• [Task requirements] Reproduce the listing below exactly, minus its pictures.

• [Dataset section]
==============================
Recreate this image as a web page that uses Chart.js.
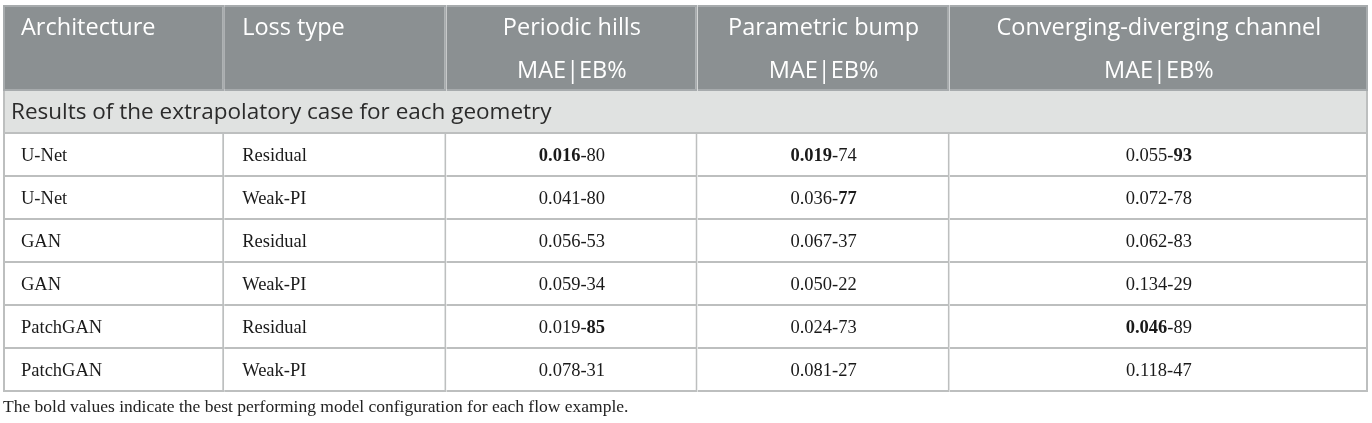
<!DOCTYPE html>
<html>
<head>
<meta charset="utf-8">
<script src="https://cdn.jsdelivr.net/npm/chart.js@4.4.1/dist/chart.umd.min.js"></script>
<style>
  body { margin: 0; background: #fff; }
  #wrap { width: 1372px; height: 423px; }
</style>
</head>
<body>
<div id="wrap"><canvas id="table"></canvas></div>
<script>
// ---- table content ----
let headers = [['Architecture'], ['Loss type'], ['Periodic hills', 'MAE|EB%'], ['Parametric bump', 'MAE|EB%'], ['Converging-diverging channel', 'MAE|EB%']];
let groupLabel = 'Results of the extrapolatory case for each geometry';
let footnote = 'The bold values indicate the best performing model configuration for each flow example.';

let architectures = ['U-Net', 'U-Net', 'GAN', 'GAN', 'PatchGAN', 'PatchGAN'];
let lossTypes = ['Residual', 'Weak-PI', 'Residual', 'Weak-PI', 'Residual', 'Weak-PI'];

let hillsMAE = [0.016, 0.041, 0.056, 0.059, 0.019, 0.078];
let hillsEB = [80, 80, 53, 34, 85, 31];
let bumpMAE = [0.019, 0.036, 0.067, 0.050, 0.024, 0.081];
let bumpEB = [74, 77, 37, 22, 73, 27];
let channelMAE = [0.055, 0.072, 0.062, 0.134, 0.046, 0.118];
let channelEB = [93, 78, 83, 29, 89, 47];

// layout (not data)
let colWidths = [221, 222, 251, 252, 418];
let tableWidth = colWidths.reduce((s, w) => s + w, 0);
let rowKeys = ['head1', 'head2', 'group'].concat(architectures.map((a, i) => 'row' + i));
let GROUP = 2;

let headBg = '#8b9092';
let headLine = '#a7abad';
let groupBg = '#e0e2e1';
let lineColor = '#bdbfbf';
let serif = '"Liberation Serif", "Times New Roman", serif';
let sans = '"Open Sans", sans-serif';

let metrics = [
    { mae: hillsMAE, eb: hillsEB },
    { mae: bumpMAE, eb: bumpEB },
    { mae: channelMAE, eb: channelEB }
];

function rowBg(i) {
    if (i < 2) return headBg;
    if (i === GROUP) return groupBg;
    return '#ffffff';
}

// every cell is one segment of a stacked horizontal bar;
// the group row is a single cell spanning the whole width
let datasets = colWidths.map(function(w, c) {
    return {
        label: 'col' + c,
        data: rowKeys.map((k, i) => i === GROUP ? (c === 0 ? tableWidth : 0) : w),
        backgroundColor: rowKeys.map((k, i) => rowBg(i)),
        borderColor: rowKeys.map((k, i) => i < 2 ? headLine : lineColor),
        borderSkipped: false,
        inflateAmount: 0,
        borderWidth: function(ctx) {
            let r = ctx.dataIndex;
            return {
                top: r === 0 ? 2 : 0,
                bottom: r === 0 ? 0 : 2,
                left: c === 0 ? 2 : 0,
                right: 2
            };
        },
        barPercentage: 1,
        categoryPercentage: 1,
        clip: false
    };
});

let tableText = {
    id: 'tableText',
    afterDatasetsDraw(chart) {
        let ctx = chart.ctx;
        let metas = colWidths.map((w, c) => chart.getDatasetMeta(c));
        ctx.save();
        ctx.textBaseline = 'middle';

        // header
        ctx.fillStyle = '#ffffff';
        ctx.font = '23.5px ' + sans;
        headers.forEach(function(lines, c) {
            let top = metas[c].data[0];
            let bottom = metas[c].data[1];
            if (lines.length === 1) {
                ctx.textAlign = 'left';
                ctx.fillText(lines[0], top.base + 18, top.y + 2);
            } else {
                ctx.textAlign = 'center';
                let mid = (top.base + top.x) / 2;
                ctx.fillText(lines[0], mid, top.y + 2);
                ctx.fillText(lines[1], mid, bottom.y + 2);
            }
        });

        // group row
        let g = metas[0].data[GROUP];
        ctx.fillStyle = '#2b2b2b';
        ctx.textAlign = 'left';
        ctx.font = '22.5px ' + sans;
        ctx.fillText(groupLabel, g.base + 8, g.y);

        // body
        ctx.fillStyle = '#1a1a1a';
        architectures.forEach(function(arch, r) {
            let i = r + 3;
            ctx.font = '18.5px ' + serif;
            ctx.textAlign = 'left';
            let a = metas[0].data[i];
            let l = metas[1].data[i];
            ctx.fillText(arch, a.base + 18, a.y + 1);
            ctx.fillText(lossTypes[r], l.base + 18, l.y + 1);

            metrics.forEach(function(m, k) {
                let el = metas[k + 2].data[i];
                let bestMae = Math.min.apply(null, m.mae);
                let bestEb = Math.max.apply(null, m.eb);
                let parts = [
                    { t: m.mae[r].toFixed(3), b: m.mae[r] === bestMae },
                    { t: '-', b: false },
                    { t: String(m.eb[r]), b: m.eb[r] === bestEb }
                ];
                let total = 0;
                parts.forEach(function(p) {
                    ctx.font = (p.b ? 'bold ' : '') + '18.5px ' + serif;
                    p.w = ctx.measureText(p.t).width;
                    total += p.w;
                });
                let x = (el.base + el.x) / 2 - total / 2;
                parts.forEach(function(p) {
                    ctx.font = (p.b ? 'bold ' : '') + '18.5px ' + serif;
                    ctx.fillText(p.t, x, el.y + 1);
                    x += p.w;
                });
            });
        });
        ctx.restore();
    }
};

new Chart(document.getElementById('table'), {
    type: 'bar',
    data: { labels: rowKeys, datasets: datasets },
    options: {
        indexAxis: 'y',
        responsive: true,
        maintainAspectRatio: false,
        animation: false,
        layout: { padding: { left: 3, right: 4, top: 5, bottom: 0 } },
        scales: {
            x: { stacked: true, display: false, min: 0, max: tableWidth },
            y: { stacked: true, display: false }
        },
        plugins: {
            legend: { display: false },
            tooltip: { enabled: false },
            title: {
                display: true,
                position: 'bottom',
                align: 'start',
                text: footnote,
                color: '#222',
                font: { family: serif, size: 17.5, weight: 'normal', lineHeight: '20px' },
                padding: { top: 5, bottom: 6 }
            }
        }
    },
    plugins: [tableText]
});
</script>
</body>
</html>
==============================
• [Written solution]
Recreate this image as a web page that uses Chart.js.
<!DOCTYPE html>
<html>
<head>
<meta charset="utf-8">
<script src="https://cdn.jsdelivr.net/npm/chart.js@4.4.1/dist/chart.umd.min.js"></script>
<style>
  body { margin: 0; background: #fff; }
  #wrap { width: 1372px; height: 423px; }
</style>
</head>
<body>
<div id="wrap"><canvas id="table"></canvas></div>
<script>
// ---- table content ----
let headers = [['Architecture'], ['Loss type'], ['Periodic hills', 'MAE|EB%'], ['Parametric bump', 'MAE|EB%'], ['Converging-diverging channel', 'MAE|EB%']];
let groupLabel = 'Results of the extrapolatory case for each geometry';
let footnote = 'The bold values indicate the best performing model configuration for each flow example.';

let architectures = ['U-Net', 'U-Net', 'GAN', 'GAN', 'PatchGAN', 'PatchGAN'];
let lossTypes = ['Residual', 'Weak-PI', 'Residual', 'Weak-PI', 'Residual', 'Weak-PI'];

let hillsMAE = [0.016, 0.041, 0.056, 0.059, 0.019, 0.078];
let hillsEB = [80, 80, 53, 34, 85, 31];
let bumpMAE = [0.019, 0.036, 0.067, 0.050, 0.024, 0.081];
let bumpEB = [74, 77, 37, 22, 73, 27];
let channelMAE = [0.055, 0.072, 0.062, 0.134, 0.046, 0.118];
let channelEB = [93, 78, 83, 29, 89, 47];

// layout (not data)
let colWidths = [221, 222, 251, 252, 418];
let tableWidth = colWidths.reduce((s, w) => s + w, 0);
let rowKeys = ['head1', 'head2', 'group'].concat(architectures.map((a, i) => 'row' + i));
let GROUP = 2;

let headBg = '#8b9092';
let headLine = '#a7abad';
let groupBg = '#e0e2e1';
let lineColor = '#bdbfbf';
let serif = '"Liberation Serif", "Times New Roman", serif';
let sans = '"Open Sans", sans-serif';

let metrics = [
    { mae: hillsMAE, eb: hillsEB },
    { mae: bumpMAE, eb: bumpEB },
    { mae: channelMAE, eb: channelEB }
];

function rowBg(i) {
    if (i < 2) return headBg;
    if (i === GROUP) return groupBg;
    return '#ffffff';
}

// every cell is one segment of a stacked horizontal bar;
// the group row is a single cell spanning the whole width
let datasets = colWidths.map(function(w, c) {
    return {
        label: 'col' + c,
        data: rowKeys.map((k, i) => i === GROUP ? (c === 0 ? tableWidth : 0) : w),
        backgroundColor: rowKeys.map((k, i) => rowBg(i)),
        borderColor: rowKeys.map((k, i) => i < 2 ? headLine : lineColor),
        borderSkipped: false,
        inflateAmount: 0,
        borderWidth: function(ctx) {
            let r = ctx.dataIndex;
            return {
                top: r === 0 ? 2 : 0,
                bottom: r === 0 ? 0 : 2,
                left: c === 0 ? 2 : 0,
                right: 2
            };
        },
        barPercentage: 1,
        categoryPercentage: 1,
        clip: false
    };
});

let tableText = {
    id: 'tableText',
    afterDatasetsDraw(chart) {
        let ctx = chart.ctx;
        let metas = colWidths.map((w, c) => chart.getDatasetMeta(c));
        ctx.save();
        ctx.textBaseline = 'middle';

        // header
        ctx.fillStyle = '#ffffff';
        ctx.font = '23.5px ' + sans;
        headers.forEach(function(lines, c) {
            let top = metas[c].data[0];
            let bottom = metas[c].data[1];
            if (lines.length === 1) {
                ctx.textAlign = 'left';
                ctx.fillText(lines[0], top.base + 18, top.y + 2);
            } else {
                ctx.textAlign = 'center';
                let mid = (top.base + top.x) / 2;
                ctx.fillText(lines[0], mid, top.y + 2);
                ctx.fillText(lines[1], mid, bottom.y + 2);
            }
        });

        // group row
        let g = metas[0].data[GROUP];
        ctx.fillStyle = '#2b2b2b';
        ctx.textAlign = 'left';
        ctx.font = '22.5px ' + sans;
        ctx.fillText(groupLabel, g.base + 8, g.y);

        // body
        ctx.fillStyle = '#1a1a1a';
        architectures.forEach(function(arch, r) {
            let i = r + 3;
            ctx.font = '18.5px ' + serif;
            ctx.textAlign = 'left';
            let a = metas[0].data[i];
            let l = metas[1].data[i];
            ctx.fillText(arch, a.base + 18, a.y + 1);
            ctx.fillText(lossTypes[r], l.base + 18, l.y + 1);

            metrics.forEach(function(m, k) {
                let el = metas[k + 2].data[i];
                let bestMae = Math.min.apply(null, m.mae);
                let bestEb = Math.max.apply(null, m.eb);
                let parts = [
                    { t: m.mae[r].toFixed(3), b: m.mae[r] === bestMae },
                    { t: '-', b: false },
                    { t: String(m.eb[r]), b: m.eb[r] === bestEb }
                ];
                let total = 0;
                parts.forEach(function(p) {
                    ctx.font = (p.b ? 'bold ' : '') + '18.5px ' + serif;
                    p.w = ctx.measureText(p.t).width;
                    total += p.w;
                });
                let x = (el.base + el.x) / 2 - total / 2;
                parts.forEach(function(p) {
                    ctx.font = (p.b ? 'bold ' : '') + '18.5px ' + serif;
                    ctx.fillText(p.t, x, el.y + 1);
                    x += p.w;
                });
            });
        });
        ctx.restore();
    }
};

new Chart(document.getElementById('table'), {
    type: 'bar',
    data: { labels: rowKeys, datasets: datasets },
    options: {
        indexAxis: 'y',
        responsive: true,
        maintainAspectRatio: false,
        animation: false,
        layout: { padding: { left: 3, right: 4, top: 5, bottom: 0 } },
        scales: {
            x: { stacked: true, display: false, min: 0, max: tableWidth },
            y: { stacked: true, display: false }
        },
        plugins: {
            legend: { display: false },
            tooltip: { enabled: false },
            title: {
                display: true,
                position: 'bottom',
                align: 'start',
                text: footnote,
                color: '#222',
                font: { family: serif, size: 17.5, weight: 'normal', lineHeight: '20px' },
                padding: { top: 5, bottom: 6 }
            }
        }
    },
    plugins: [tableText]
});
</script>
</body>
</html>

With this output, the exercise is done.